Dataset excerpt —
※
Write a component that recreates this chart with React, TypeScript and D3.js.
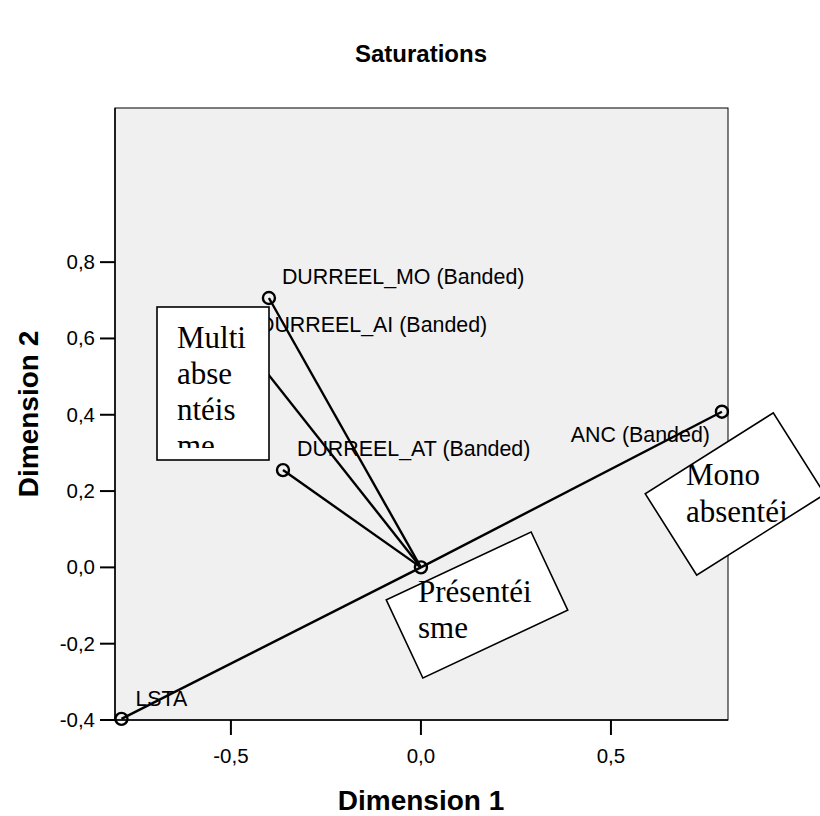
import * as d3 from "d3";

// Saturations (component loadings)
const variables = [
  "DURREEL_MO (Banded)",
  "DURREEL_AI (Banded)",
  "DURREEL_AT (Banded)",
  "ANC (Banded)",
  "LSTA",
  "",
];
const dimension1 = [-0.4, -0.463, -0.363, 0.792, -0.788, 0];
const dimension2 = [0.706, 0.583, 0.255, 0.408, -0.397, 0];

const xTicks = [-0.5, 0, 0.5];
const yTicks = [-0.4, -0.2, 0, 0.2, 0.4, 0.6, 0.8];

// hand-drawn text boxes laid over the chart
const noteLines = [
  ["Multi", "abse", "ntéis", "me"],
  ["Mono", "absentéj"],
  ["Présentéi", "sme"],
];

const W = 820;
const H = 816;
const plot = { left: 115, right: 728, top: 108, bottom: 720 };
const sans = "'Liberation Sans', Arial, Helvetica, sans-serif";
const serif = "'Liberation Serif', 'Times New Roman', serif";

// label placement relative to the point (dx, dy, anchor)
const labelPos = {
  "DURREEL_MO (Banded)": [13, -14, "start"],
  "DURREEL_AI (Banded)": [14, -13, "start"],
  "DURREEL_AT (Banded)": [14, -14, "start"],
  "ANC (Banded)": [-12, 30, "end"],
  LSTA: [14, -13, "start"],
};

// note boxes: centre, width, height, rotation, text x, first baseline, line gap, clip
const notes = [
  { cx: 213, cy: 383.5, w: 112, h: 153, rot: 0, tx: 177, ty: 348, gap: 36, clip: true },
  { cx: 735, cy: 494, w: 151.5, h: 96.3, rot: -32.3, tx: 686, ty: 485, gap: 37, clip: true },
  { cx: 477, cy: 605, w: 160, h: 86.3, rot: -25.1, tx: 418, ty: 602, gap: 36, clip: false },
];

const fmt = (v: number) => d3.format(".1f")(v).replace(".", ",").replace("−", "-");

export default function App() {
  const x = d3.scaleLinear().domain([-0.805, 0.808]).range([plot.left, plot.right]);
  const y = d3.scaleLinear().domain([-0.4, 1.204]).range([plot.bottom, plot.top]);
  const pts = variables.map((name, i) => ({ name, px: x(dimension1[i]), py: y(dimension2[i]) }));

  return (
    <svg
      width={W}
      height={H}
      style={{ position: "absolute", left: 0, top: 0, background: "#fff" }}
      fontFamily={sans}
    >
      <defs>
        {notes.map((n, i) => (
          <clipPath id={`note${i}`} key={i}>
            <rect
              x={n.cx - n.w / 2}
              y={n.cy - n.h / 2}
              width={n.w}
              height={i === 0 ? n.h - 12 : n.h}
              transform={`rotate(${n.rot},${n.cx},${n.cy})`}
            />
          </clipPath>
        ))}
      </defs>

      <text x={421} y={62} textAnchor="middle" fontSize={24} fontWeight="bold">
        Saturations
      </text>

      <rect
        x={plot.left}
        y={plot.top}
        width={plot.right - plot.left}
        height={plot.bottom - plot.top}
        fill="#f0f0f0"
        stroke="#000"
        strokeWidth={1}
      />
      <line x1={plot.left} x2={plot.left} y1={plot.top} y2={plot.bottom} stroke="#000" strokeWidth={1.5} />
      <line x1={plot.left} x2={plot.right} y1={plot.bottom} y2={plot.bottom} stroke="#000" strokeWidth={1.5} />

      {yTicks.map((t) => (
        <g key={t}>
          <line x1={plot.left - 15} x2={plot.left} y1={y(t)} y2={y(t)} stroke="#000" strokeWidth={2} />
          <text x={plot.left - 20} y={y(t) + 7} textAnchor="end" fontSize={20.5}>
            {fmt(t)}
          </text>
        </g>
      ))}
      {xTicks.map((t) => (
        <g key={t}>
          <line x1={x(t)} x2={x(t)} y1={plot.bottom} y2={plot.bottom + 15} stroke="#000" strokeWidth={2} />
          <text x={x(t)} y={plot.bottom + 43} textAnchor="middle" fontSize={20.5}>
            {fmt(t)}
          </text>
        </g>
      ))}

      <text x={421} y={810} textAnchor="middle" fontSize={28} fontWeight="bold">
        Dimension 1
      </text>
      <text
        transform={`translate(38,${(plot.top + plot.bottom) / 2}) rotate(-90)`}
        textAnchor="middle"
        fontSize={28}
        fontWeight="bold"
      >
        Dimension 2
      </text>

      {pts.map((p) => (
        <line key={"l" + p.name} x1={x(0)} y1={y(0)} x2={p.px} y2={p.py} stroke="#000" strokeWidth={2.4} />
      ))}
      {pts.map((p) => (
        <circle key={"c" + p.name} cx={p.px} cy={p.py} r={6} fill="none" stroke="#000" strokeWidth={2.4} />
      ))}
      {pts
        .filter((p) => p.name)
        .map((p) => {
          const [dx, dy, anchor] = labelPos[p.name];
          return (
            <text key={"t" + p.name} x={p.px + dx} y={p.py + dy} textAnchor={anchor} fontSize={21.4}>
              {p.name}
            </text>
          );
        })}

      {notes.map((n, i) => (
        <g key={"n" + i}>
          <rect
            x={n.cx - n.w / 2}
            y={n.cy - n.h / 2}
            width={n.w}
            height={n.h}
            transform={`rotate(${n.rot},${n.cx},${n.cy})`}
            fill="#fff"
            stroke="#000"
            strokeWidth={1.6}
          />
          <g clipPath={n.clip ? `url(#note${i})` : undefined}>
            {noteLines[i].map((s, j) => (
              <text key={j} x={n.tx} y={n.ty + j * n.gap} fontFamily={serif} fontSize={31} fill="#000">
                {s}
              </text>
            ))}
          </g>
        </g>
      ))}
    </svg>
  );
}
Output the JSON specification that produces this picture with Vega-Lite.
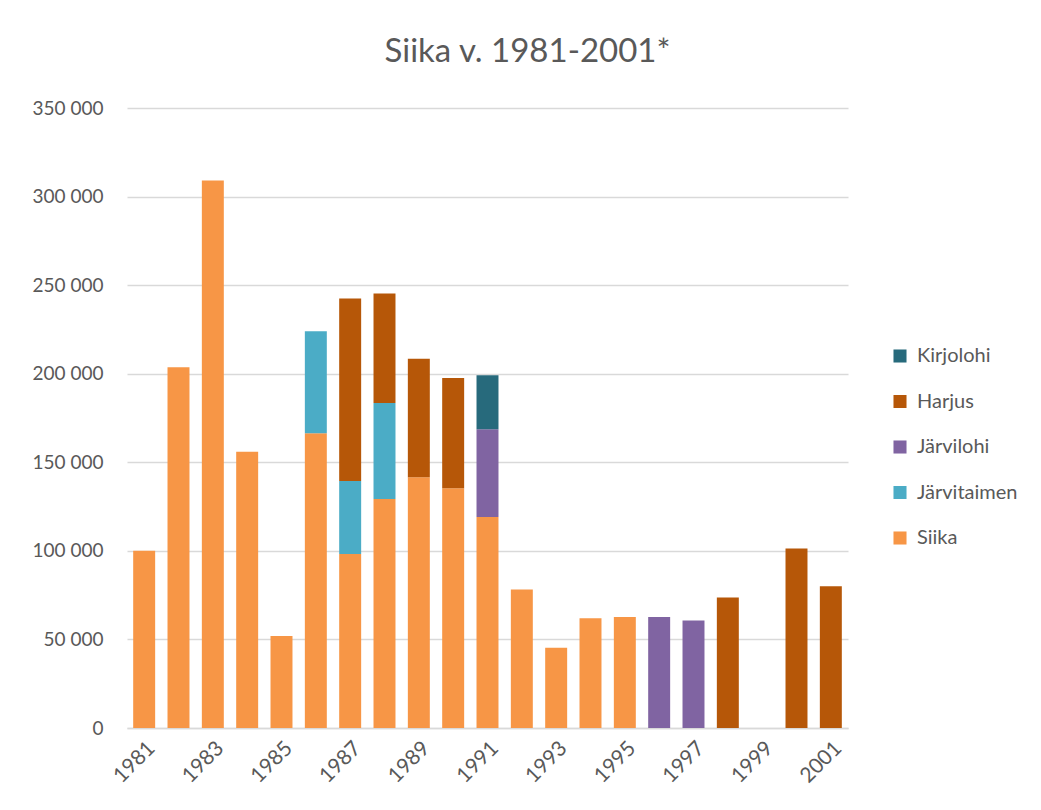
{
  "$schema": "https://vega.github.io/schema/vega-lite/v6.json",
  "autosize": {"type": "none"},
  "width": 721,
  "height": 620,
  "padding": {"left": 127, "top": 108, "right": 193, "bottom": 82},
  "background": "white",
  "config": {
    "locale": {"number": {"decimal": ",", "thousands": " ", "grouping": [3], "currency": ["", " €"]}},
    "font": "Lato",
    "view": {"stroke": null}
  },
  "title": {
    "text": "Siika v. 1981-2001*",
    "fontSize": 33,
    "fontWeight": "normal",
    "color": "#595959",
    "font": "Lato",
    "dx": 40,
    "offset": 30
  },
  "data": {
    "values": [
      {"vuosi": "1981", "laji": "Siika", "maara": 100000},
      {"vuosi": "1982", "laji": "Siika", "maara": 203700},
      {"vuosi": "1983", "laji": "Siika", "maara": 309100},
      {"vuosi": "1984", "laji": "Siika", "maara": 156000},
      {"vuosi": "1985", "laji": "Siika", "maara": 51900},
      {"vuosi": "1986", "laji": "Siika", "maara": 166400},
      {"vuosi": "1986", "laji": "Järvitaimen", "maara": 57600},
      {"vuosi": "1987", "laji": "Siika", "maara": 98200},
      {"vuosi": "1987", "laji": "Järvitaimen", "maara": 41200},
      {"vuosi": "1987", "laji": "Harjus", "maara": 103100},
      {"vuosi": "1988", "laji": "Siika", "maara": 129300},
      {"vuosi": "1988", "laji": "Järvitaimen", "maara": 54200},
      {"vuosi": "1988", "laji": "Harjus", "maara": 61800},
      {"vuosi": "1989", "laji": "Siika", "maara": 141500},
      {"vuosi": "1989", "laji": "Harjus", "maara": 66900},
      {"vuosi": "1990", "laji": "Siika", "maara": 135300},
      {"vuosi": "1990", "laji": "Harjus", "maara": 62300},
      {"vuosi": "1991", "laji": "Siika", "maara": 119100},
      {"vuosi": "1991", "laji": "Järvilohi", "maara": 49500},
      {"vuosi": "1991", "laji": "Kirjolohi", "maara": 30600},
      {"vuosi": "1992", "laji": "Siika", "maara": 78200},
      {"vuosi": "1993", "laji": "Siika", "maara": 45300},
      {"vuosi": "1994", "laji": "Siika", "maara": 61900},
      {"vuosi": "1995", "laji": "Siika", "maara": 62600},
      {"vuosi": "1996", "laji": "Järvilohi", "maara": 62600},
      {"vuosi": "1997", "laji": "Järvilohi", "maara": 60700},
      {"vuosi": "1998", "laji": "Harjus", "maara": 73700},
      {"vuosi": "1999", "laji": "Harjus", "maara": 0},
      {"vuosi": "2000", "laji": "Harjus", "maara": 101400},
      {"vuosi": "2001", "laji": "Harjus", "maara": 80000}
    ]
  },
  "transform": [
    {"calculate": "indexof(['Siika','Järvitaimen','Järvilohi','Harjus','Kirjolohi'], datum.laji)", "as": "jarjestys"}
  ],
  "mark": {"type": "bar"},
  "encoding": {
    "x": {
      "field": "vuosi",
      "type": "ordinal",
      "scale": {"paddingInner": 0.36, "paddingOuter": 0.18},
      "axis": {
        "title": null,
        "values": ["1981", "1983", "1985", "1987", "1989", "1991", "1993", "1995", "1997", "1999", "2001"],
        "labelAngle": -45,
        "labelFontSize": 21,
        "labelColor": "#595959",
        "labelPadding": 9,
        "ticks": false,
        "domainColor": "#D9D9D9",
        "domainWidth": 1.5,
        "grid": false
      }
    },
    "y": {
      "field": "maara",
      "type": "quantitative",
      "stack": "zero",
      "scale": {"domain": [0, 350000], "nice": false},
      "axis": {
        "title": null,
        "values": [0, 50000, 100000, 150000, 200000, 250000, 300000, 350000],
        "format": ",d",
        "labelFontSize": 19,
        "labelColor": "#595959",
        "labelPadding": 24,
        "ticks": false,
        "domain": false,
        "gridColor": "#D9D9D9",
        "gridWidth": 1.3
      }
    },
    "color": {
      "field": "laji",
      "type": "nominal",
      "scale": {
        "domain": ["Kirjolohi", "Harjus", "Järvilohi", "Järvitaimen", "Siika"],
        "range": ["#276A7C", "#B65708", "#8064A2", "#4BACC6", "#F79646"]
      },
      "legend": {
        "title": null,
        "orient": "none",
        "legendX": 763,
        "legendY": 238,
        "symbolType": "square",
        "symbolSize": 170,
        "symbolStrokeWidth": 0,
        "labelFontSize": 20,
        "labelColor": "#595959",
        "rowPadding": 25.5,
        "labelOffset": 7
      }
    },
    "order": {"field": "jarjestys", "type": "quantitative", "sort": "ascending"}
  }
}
※
Exercise details — Exactly restate the lines from the beginning of the data through the line with "const dimension2 = [0.706, 0.583, 0.255, 0.408, -0.397, 0];", and no others, keeping pictures out.

Response below —
Write a component that recreates this chart with React, TypeScript and D3.js.
import * as d3 from "d3";

// Saturations (component loadings)
const variables = [
  "DURREEL_MO (Banded)",
  "DURREEL_AI (Banded)",
  "DURREEL_AT (Banded)",
  "ANC (Banded)",
  "LSTA",
  "",
];
const dimension1 = [-0.4, -0.463, -0.363, 0.792, -0.788, 0];
const dimension2 = [0.706, 0.583, 0.255, 0.408, -0.397, 0];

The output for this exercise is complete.